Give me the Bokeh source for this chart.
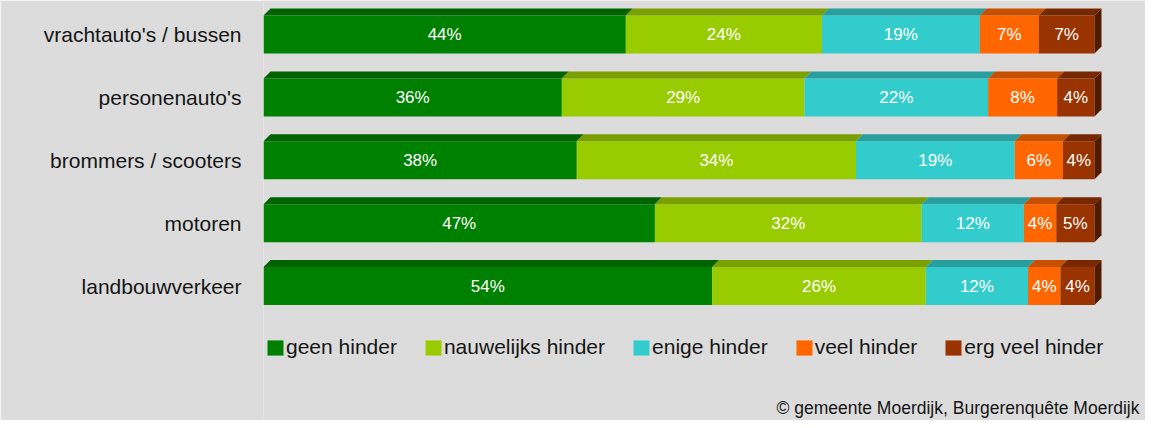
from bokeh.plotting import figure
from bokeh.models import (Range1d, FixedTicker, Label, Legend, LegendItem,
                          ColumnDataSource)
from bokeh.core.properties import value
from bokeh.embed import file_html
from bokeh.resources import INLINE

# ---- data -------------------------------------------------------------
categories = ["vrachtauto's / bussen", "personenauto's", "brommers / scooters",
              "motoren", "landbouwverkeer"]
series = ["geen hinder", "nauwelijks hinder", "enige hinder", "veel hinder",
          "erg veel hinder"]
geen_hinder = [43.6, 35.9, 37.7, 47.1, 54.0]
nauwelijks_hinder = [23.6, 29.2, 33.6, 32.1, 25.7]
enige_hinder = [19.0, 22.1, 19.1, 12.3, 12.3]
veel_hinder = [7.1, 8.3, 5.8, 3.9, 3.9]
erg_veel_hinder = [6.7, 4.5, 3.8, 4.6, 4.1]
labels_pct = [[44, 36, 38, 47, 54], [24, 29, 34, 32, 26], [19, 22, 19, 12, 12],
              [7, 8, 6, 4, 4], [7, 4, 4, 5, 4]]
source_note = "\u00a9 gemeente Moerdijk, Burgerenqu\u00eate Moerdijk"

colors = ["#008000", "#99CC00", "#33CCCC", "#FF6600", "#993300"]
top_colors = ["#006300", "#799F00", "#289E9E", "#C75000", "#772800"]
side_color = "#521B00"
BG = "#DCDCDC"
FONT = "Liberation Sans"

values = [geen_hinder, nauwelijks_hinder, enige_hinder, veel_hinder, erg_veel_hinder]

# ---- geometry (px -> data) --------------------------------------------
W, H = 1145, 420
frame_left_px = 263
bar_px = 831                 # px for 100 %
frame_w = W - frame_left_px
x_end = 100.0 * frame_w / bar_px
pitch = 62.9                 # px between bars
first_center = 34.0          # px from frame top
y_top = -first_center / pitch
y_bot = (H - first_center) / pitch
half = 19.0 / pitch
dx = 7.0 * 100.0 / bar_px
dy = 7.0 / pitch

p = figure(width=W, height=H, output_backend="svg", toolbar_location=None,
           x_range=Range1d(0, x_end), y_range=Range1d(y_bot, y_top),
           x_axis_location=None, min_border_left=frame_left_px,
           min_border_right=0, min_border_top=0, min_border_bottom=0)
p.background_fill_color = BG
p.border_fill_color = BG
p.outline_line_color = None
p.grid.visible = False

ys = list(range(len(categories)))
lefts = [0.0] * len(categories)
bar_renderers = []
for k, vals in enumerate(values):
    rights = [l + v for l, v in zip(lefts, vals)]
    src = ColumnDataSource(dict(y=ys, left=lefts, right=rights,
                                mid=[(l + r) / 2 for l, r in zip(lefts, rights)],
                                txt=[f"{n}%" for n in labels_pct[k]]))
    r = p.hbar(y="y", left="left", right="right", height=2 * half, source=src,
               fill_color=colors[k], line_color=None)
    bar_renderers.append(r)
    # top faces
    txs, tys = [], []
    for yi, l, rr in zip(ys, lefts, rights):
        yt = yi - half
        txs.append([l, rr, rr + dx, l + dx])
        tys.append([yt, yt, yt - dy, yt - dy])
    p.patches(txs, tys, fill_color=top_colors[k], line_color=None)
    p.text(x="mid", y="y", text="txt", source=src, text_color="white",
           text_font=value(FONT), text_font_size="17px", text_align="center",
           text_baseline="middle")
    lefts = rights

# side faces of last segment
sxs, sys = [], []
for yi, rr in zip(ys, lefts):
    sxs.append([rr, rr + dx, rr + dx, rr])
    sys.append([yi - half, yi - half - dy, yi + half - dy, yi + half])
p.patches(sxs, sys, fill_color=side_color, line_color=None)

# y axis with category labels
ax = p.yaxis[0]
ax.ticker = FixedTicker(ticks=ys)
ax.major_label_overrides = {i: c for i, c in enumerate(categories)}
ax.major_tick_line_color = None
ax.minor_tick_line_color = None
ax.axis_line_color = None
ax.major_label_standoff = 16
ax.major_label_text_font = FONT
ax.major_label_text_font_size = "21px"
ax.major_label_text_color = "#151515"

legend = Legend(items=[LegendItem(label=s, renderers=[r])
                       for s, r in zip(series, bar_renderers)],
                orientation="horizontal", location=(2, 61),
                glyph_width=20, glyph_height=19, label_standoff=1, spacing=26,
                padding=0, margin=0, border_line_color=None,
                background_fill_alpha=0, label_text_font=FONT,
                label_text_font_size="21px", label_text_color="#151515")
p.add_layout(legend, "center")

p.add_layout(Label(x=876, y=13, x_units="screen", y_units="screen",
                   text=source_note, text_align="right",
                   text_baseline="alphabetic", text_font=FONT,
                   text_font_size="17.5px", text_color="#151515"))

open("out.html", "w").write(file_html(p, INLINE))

────

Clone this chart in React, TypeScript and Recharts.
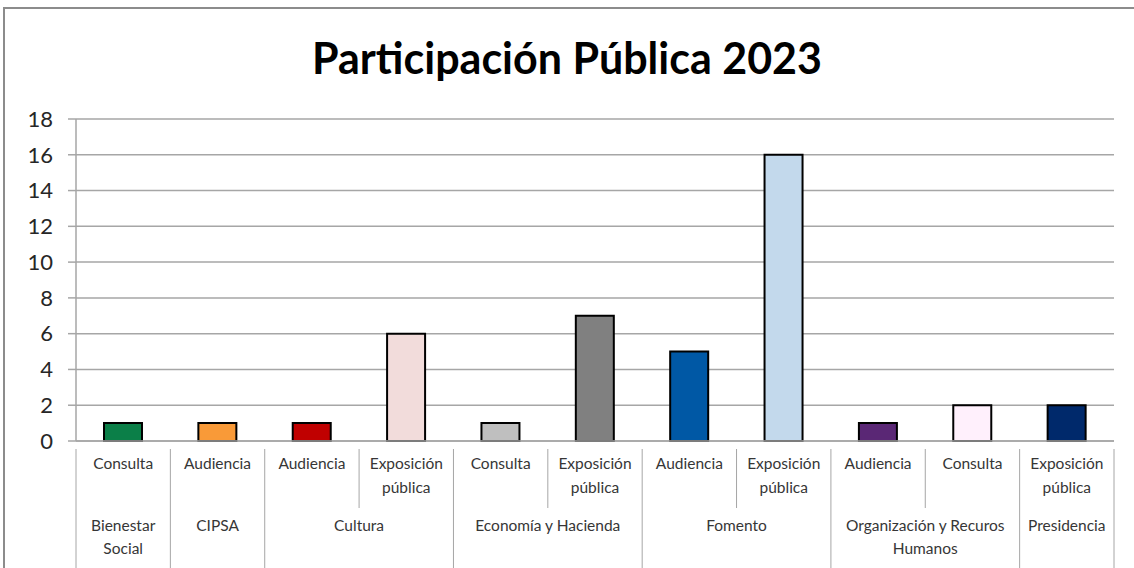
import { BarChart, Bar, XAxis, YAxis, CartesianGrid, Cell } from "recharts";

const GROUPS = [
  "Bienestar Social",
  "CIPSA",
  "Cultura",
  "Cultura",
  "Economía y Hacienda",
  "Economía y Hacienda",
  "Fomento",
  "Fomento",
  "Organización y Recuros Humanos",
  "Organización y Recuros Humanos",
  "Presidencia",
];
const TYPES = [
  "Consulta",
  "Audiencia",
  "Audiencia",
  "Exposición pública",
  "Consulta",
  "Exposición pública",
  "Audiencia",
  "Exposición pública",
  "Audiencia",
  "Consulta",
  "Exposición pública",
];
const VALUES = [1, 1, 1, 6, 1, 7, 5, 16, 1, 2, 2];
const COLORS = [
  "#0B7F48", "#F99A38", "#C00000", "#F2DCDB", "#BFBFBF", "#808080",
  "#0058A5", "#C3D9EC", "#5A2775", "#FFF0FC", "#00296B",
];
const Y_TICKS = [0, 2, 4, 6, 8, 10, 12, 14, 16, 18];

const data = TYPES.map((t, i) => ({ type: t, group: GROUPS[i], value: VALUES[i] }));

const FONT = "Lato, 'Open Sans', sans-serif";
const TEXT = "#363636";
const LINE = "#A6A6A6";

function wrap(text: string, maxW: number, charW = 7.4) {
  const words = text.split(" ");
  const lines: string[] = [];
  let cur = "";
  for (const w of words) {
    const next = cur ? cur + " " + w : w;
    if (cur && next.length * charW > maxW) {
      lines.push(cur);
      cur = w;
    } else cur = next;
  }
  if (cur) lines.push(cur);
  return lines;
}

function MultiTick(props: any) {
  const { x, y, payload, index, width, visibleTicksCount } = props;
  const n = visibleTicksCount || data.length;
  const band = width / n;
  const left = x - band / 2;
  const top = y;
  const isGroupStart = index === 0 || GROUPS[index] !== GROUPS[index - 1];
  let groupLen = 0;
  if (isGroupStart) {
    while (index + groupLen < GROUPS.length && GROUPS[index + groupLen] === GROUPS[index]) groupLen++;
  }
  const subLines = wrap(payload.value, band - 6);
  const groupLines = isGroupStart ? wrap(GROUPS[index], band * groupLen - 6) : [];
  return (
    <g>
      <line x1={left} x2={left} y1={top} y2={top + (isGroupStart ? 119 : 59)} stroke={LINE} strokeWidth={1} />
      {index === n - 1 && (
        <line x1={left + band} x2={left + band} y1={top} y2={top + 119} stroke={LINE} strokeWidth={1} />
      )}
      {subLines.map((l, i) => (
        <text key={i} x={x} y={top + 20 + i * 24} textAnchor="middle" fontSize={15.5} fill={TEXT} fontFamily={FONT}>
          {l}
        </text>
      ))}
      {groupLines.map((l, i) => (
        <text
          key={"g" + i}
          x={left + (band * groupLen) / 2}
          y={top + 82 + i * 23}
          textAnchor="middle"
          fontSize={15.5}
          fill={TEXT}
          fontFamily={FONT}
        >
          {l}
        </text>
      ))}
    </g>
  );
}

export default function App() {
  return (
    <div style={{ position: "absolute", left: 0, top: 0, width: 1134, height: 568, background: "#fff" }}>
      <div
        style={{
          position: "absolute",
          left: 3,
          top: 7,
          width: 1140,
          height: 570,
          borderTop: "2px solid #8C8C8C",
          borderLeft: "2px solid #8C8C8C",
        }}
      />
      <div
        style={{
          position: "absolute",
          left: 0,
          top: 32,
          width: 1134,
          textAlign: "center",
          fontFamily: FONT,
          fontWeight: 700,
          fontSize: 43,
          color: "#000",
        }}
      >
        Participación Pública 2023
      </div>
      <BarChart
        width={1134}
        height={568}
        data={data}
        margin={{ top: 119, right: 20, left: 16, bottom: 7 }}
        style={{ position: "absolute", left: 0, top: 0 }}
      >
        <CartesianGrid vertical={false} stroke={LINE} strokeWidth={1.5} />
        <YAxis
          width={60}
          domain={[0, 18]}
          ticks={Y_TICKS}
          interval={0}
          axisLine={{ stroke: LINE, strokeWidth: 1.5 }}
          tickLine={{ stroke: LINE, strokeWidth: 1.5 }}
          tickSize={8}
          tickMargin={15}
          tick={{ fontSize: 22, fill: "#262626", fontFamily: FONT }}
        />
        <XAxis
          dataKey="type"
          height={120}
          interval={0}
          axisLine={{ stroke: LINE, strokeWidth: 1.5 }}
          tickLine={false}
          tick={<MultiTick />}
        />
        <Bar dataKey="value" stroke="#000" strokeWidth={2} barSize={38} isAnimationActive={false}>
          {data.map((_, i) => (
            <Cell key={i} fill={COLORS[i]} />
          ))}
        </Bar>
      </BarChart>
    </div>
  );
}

────

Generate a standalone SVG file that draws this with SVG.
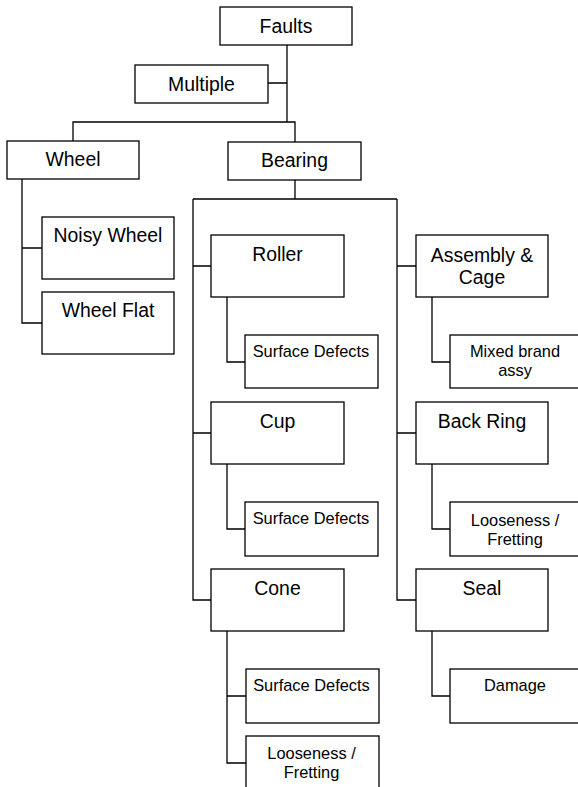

────

— WHAT THIS TASK INVOLVES —
Start at the line that contains "Give me the Bokeh source for this chart.", stop at the line that contains "p.grid.visible = False", and reproduce each line in that stretch exactly. Pictures are excluded.

— REPLY TO THE TASK —
Give me the Bokeh source for this chart.
from bokeh.plotting import figure
from bokeh.models import (Range1d, FixedTicker, Label, Legend, LegendItem,
                          ColumnDataSource)
from bokeh.core.properties import value
from bokeh.embed import file_html
from bokeh.resources import INLINE

# ---- data -------------------------------------------------------------
categories = ["vrachtauto's / bussen", "personenauto's", "brommers / scooters",
              "motoren", "landbouwverkeer"]
series = ["geen hinder", "nauwelijks hinder", "enige hinder", "veel hinder",
          "erg veel hinder"]
geen_hinder = [43.6, 35.9, 37.7, 47.1, 54.0]
nauwelijks_hinder = [23.6, 29.2, 33.6, 32.1, 25.7]
enige_hinder = [19.0, 22.1, 19.1, 12.3, 12.3]
veel_hinder = [7.1, 8.3, 5.8, 3.9, 3.9]
erg_veel_hinder = [6.7, 4.5, 3.8, 4.6, 4.1]
labels_pct = [[44, 36, 38, 47, 54], [24, 29, 34, 32, 26], [19, 22, 19, 12, 12],
              [7, 8, 6, 4, 4], [7, 4, 4, 5, 4]]
source_note = "\u00a9 gemeente Moerdijk, Burgerenqu\u00eate Moerdijk"

colors = ["#008000", "#99CC00", "#33CCCC", "#FF6600", "#993300"]
top_colors = ["#006300", "#799F00", "#289E9E", "#C75000", "#772800"]
side_color = "#521B00"
BG = "#DCDCDC"
FONT = "Liberation Sans"

values = [geen_hinder, nauwelijks_hinder, enige_hinder, veel_hinder, erg_veel_hinder]

# ---- geometry (px -> data) --------------------------------------------
W, H = 1145, 420
frame_left_px = 263
bar_px = 831                 # px for 100 %
frame_w = W - frame_left_px
x_end = 100.0 * frame_w / bar_px
pitch = 62.9                 # px between bars
first_center = 34.0          # px from frame top
y_top = -first_center / pitch
y_bot = (H - first_center) / pitch
half = 19.0 / pitch
dx = 7.0 * 100.0 / bar_px
dy = 7.0 / pitch

p = figure(width=W, height=H, output_backend="svg", toolbar_location=None,
           x_range=Range1d(0, x_end), y_range=Range1d(y_bot, y_top),
           x_axis_location=None, min_border_left=frame_left_px,
           min_border_right=0, min_border_top=0, min_border_bottom=0)
p.background_fill_color = BG
p.border_fill_color = BG
p.outline_line_color = None
p.grid.visible = False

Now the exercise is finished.